Dux’s recent book, Lapsed, about her reflections on a catholic childhood and her attempts to leave the Catholic Church is a trenchant, hilarious memoir and a sweeping historic analysis.
One US reader called the book “endearing and revelatory” and “a genuine literary treat.”
…a frank and winning autobiographical testament which pays tribute to a community of decent people dealing in their various ways with the entrenched depravity of a rich and powerful ecclesiastical corporation
Another US reader described it as “brilliantly written and very, very funny.”
…a friend assured me that it was hilariously funny. And it is, causing me to laugh out loud in many places. But not only is it funny, but it is exceptionally researched even on such arcane topics as the Church’s canon law and its theological contortions over sex… It was a book I found difficult to put down.
I urge you to listen to the Audible sample of Dux reading from Lapsed about the time she was cast as Jesus in the school passion play. Listen for the spontaneous liturgical dance moves, stay for the exegesis on ‘The Unlikely Adventures of Christ and Friends.’
Lapsed is available at Amazon.com in the US and at all bookstores in Australia.
Book here for the Readings launch with Monica Dux.
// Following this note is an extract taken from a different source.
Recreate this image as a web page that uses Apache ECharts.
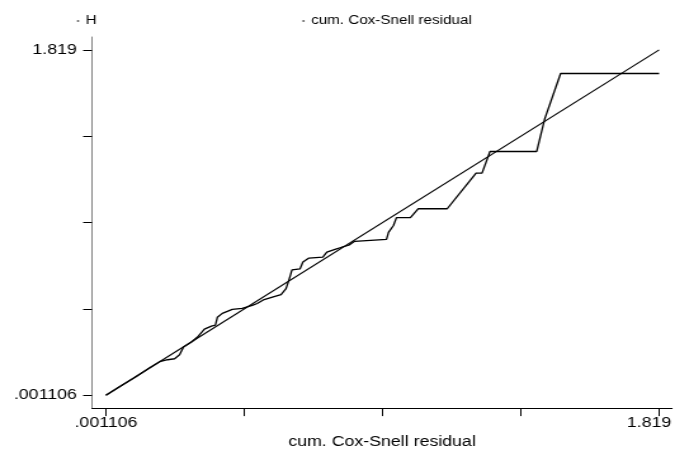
<!DOCTYPE html>
<html>
<head>
<meta charset="utf-8">
<script src="https://cdn.jsdelivr.net/npm/echarts@6/dist/echarts.min.js"></script>
<style>
  html, body { margin: 0; padding: 0; background: #fff; overflow: hidden; }
  /* the reference graph is stretched sideways, so draw narrow and widen */
  #chart { width: 532px; height: 454px; transform: scaleX(1.2688); transform-origin: 0 0; }
</style>
</head>
<body>
<div id="chart"></div>
<script>
// Nelson-Aalen cumulative hazard H against cum. Cox-Snell residual
const hX = [0.0011, 0.0469, 0.0959, 0.1450, 0.1777, 0.2038, 0.2267, 0.2430, 0.2561, 0.2823,
  0.3019, 0.3248, 0.3477, 0.3608, 0.3673, 0.3836, 0.4163, 0.4490, 0.4817, 0.4981,
  0.5210, 0.5537, 0.5765, 0.5929, 0.6027, 0.6125, 0.6387, 0.6485, 0.6681, 0.7139,
  0.7270, 0.7564, 0.7760, 0.7989, 0.8185, 0.8250, 0.9231, 0.9297, 0.9460, 0.9558,
  1.0016, 1.0277, 1.1226, 1.2174, 1.2370, 1.2632, 1.4168, 1.4430, 1.4953, 1.819];
const hY = [0.0011, 0.0478, 0.0946, 0.1465, 0.1777, 0.1881, 0.1933, 0.2141, 0.2556, 0.2816,
  0.3075, 0.3491, 0.3647, 0.3699, 0.4114, 0.4322, 0.4530, 0.4582, 0.4738, 0.4841,
  0.5049, 0.5205, 0.5309, 0.5620, 0.6088, 0.6607, 0.6659, 0.7023, 0.7231, 0.7283,
  0.7542, 0.7698, 0.7802, 0.7906, 0.8114, 0.8217, 0.8217, 0.8581, 0.8945, 0.9360,
  0.9360, 0.9828, 0.9828, 1.1698, 1.1698, 1.2840, 1.2840, 1.4554, 1.6943, 1.6943];
// reference line: residual against itself
const csX = [0.001106, 1.819];

const tickValues = [0.001106, 0.45558, 0.91005, 1.36453, 1.819];
const labelValues = [0.001106, 1.819];
const labelTexts = ['.001106', '1.819'];

const font = "'Liberation Sans', Arial, sans-serif";
const txt = { color: '#000', fontSize: 14, fontFamily: font };

const chart = echarts.init(document.getElementById('chart'), null, { renderer: 'canvas' });

chart.setOption({
  backgroundColor: '#fff',
  animation: false,
  legend: {
    left: 60.5, top: 15, padding: 0,
    itemWidth: 2, itemHeight: 2, itemGap: 162, icon: 'circle',
    itemStyle: { color: '#666' },
    textStyle: { ...txt, fontSize: 12 },
    data: ['H', 'cum. Cox-Snell residual']
  },
  grid: { left: 72.5, right: 0, top: 37, bottom: 41 },
  xAxis: {
    type: 'value', min: -0.0447, max: 1.8615,
    name: 'cum. Cox-Snell residual', nameLocation: 'middle', nameGap: 24,
    nameTextStyle: txt,
    axisLine: { onZero: false, lineStyle: { color: '#000', width: 1 } },
    axisTick: { customValues: tickValues, length: 8, lineStyle: { color: '#000' } },
    axisLabel: {
      customValues: labelValues, margin: 8, ...txt,
      formatter: v => {
        const s = labelTexts[labelValues.indexOf(v)];
        return v === labelValues[1] ? '{m|' + s + '}' : s;
      },
      rich: { m: { ...txt, padding: [0, 16, 0, 0] } }
    },
    splitLine: { show: false }
  },
  yAxis: {
    type: 'value', min: -0.0664, max: 1.8865,
    axisLine: { show: true, onZero: false, lineStyle: { color: '#808080', width: 1 } },
    axisTick: { show: true, customValues: tickValues, length: 7, lineStyle: { color: '#000' } },
    axisLabel: {
      customValues: labelValues, margin: 12, ...txt,
      formatter: v => labelTexts[labelValues.indexOf(v)]
    },
    splitLine: { show: false }
  },
  series: [
    {
      name: 'H', type: 'line', symbol: 'none',
      lineStyle: { color: '#000', width: 1.3 },
      itemStyle: { color: '#000' },
      data: hX.map((x, i) => [x, hY[i]])
    },
    {
      name: 'cum. Cox-Snell residual', type: 'line', symbol: 'none',
      lineStyle: { color: '#000', width: 1.1 },
      itemStyle: { color: '#000' },
      data: csX.map(x => [x, x])
    }
  ]
});
</script>
</body>
</html>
Excommunication in the 21st century
Here’s Dux in The Guardian on the maddening exercise of trying to leave the Catholic church.
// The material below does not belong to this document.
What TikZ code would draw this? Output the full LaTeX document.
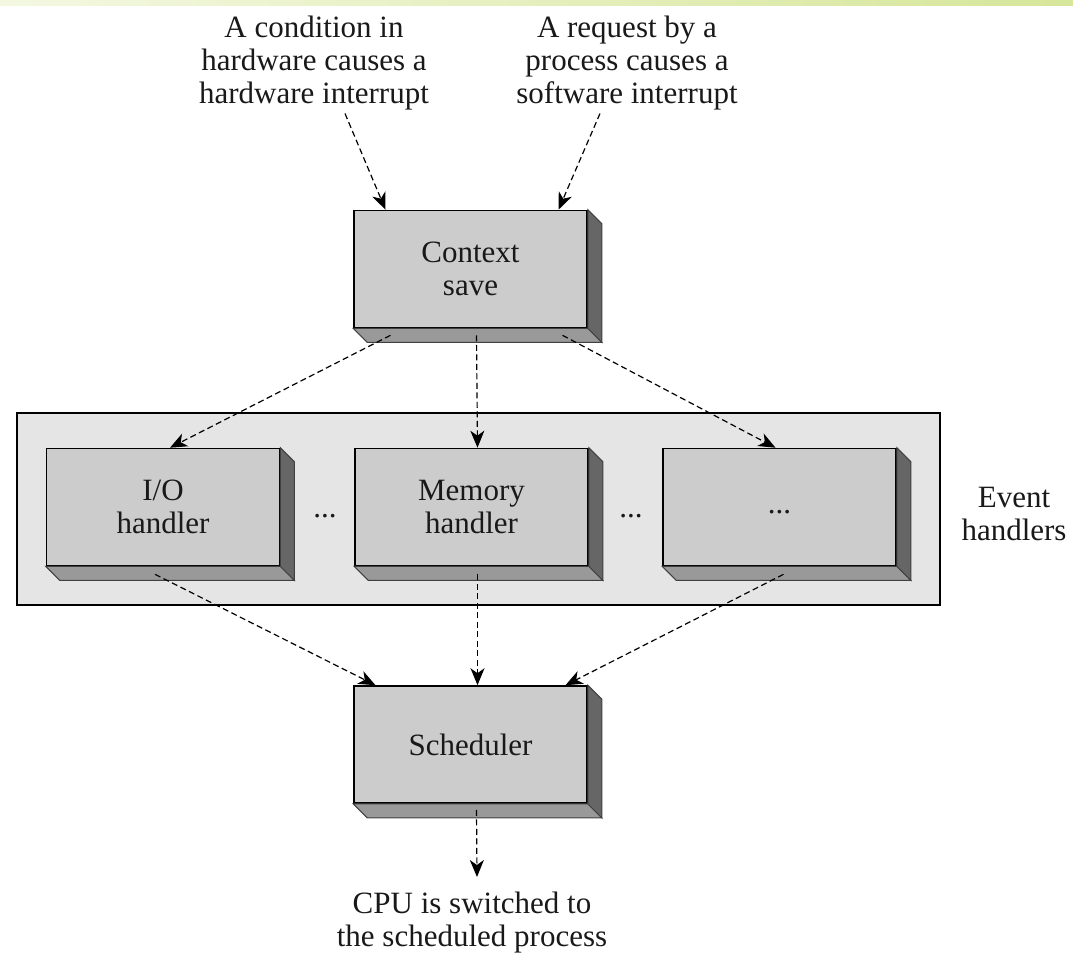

If you Google “How do I quit the Catholic church?”, you’ll find a lot of chatter, mostly posted by angry, disaffected former Catholics. And it seems that most of them regard excommunication as the way to go. A reasonable assumption, given that excommunication is an incredibly ancient and dramatic concept, going right back to the start of the church, and evoking medieval trials, the Inquisition, and crimes that are an insult to God Himself.
Which sounds like just my kind of thing…
Read more here.
The New Daily Call Out
Ghosts of the Orphanage was recommended by The New Daily, along with Margaret Atwood’s Old Babes in the Wood and a biography, Tanya Plibersek: On Her Own Terms, from Margaret Simons — who is without doubt one of Australia’s best journalists.